▶ **Exercise goal**
Leaving out every picture, retype the lines below from the top through the one that contains "ax.spines['right'].set_color('#808080')".

┄┄┄┄┄┄

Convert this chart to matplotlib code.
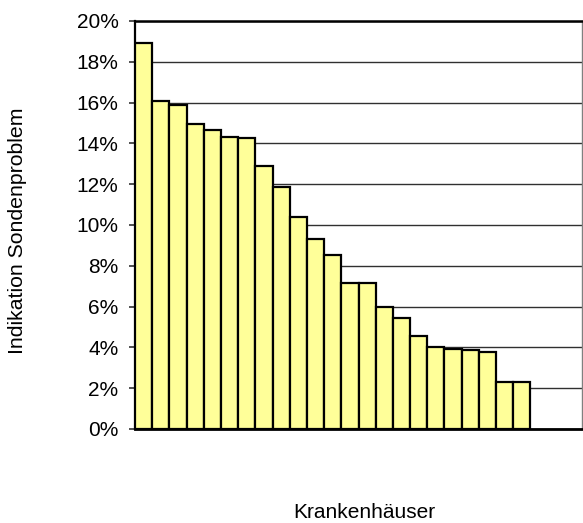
import matplotlib
matplotlib.use("Agg")
import matplotlib.pyplot as plt
import numpy as np
from matplotlib.ticker import FuncFormatter

plt.rcParams['font.family'] = ['Liberation Sans', 'DejaVu Sans']

values = [18.9, 16.1, 15.9, 14.93, 14.65, 14.3, 14.28, 12.89, 11.88, 10.39,
          9.31, 8.55, 7.14, 7.14, 5.98, 5.44, 4.58, 4.02, 3.94, 3.86,
          3.77, 2.30, 2.30]
n_slots = 26
yticks = [0, 2, 4, 6, 8, 10, 12, 14, 16, 18, 20]
ylabel = "Indikation Sondenproblem"
xlabel = "Krankenhäuser"

W, H = 583, 523
fig = plt.figure(figsize=(W/100, H/100), dpi=100)
ax = fig.add_axes([135/W, (H-429)/H, (582-135)/W, (429-21)/H])

x = np.arange(len(values))
ax.bar(x, values, width=1.0, align='edge', color='#FFFF99', edgecolor='black',
       linewidth=1.6, zorder=3)

ax.set_xlim(0, n_slots)
ax.set_ylim(0, 20)
ax.set_yticks(yticks)
ax.yaxis.set_major_formatter(FuncFormatter(lambda v, p: f"{int(round(v))}%"))
ax.set_xticks([])
ax.grid(axis='y', color='#303030', linewidth=1.0, zorder=0)
ax.tick_params(axis='y', direction='out', length=4.3, width=1.2, color='#333333',
               labelsize=15, pad=7.5)

ax.spines['left'].set_linewidth(1.6)
ax.spines['left'].set_color('black')
ax.spines['bottom'].set_linewidth(2.0)
ax.spines['bottom'].set_color('black')
ax.spines['top'].set_linewidth(1.8)
ax.spines['top'].set_color('black')
ax.spines['right'].set_linewidth(1.0)
ax.spines['right'].set_color('#808080')

fig.text(18/W, 1 - 231/H, ylabel, rotation=90, ha='center', va='center', fontsize=15.3)
fig.text(364/W, 1 - 518.5/H, xlabel, ha='center', va='baseline', fontsize=15)

fig.savefig("out.png", dpi=100)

┄┄┄┄┄┄

▶ **Answer below**
Convert this chart to matplotlib code.
import matplotlib
matplotlib.use("Agg")
import matplotlib.pyplot as plt
import numpy as np
from matplotlib.ticker import FuncFormatter

plt.rcParams['font.family'] = ['Liberation Sans', 'DejaVu Sans']

values = [18.9, 16.1, 15.9, 14.93, 14.65, 14.3, 14.28, 12.89, 11.88, 10.39,
          9.31, 8.55, 7.14, 7.14, 5.98, 5.44, 4.58, 4.02, 3.94, 3.86,
          3.77, 2.30, 2.30]
n_slots = 26
yticks = [0, 2, 4, 6, 8, 10, 12, 14, 16, 18, 20]
ylabel = "Indikation Sondenproblem"
xlabel = "Krankenhäuser"

W, H = 583, 523
fig = plt.figure(figsize=(W/100, H/100), dpi=100)
ax = fig.add_axes([135/W, (H-429)/H, (582-135)/W, (429-21)/H])

x = np.arange(len(values))
ax.bar(x, values, width=1.0, align='edge', color='#FFFF99', edgecolor='black',
       linewidth=1.6, zorder=3)

ax.set_xlim(0, n_slots)
ax.set_ylim(0, 20)
ax.set_yticks(yticks)
ax.yaxis.set_major_formatter(FuncFormatter(lambda v, p: f"{int(round(v))}%"))
ax.set_xticks([])
ax.grid(axis='y', color='#303030', linewidth=1.0, zorder=0)
ax.tick_params(axis='y', direction='out', length=4.3, width=1.2, color='#333333',
               labelsize=15, pad=7.5)

ax.spines['left'].set_linewidth(1.6)
ax.spines['left'].set_color('black')
ax.spines['bottom'].set_linewidth(2.0)
ax.spines['bottom'].set_color('black')
ax.spines['top'].set_linewidth(1.8)
ax.spines['top'].set_color('black')
ax.spines['right'].set_linewidth(1.0)
ax.spines['right'].set_color('#808080')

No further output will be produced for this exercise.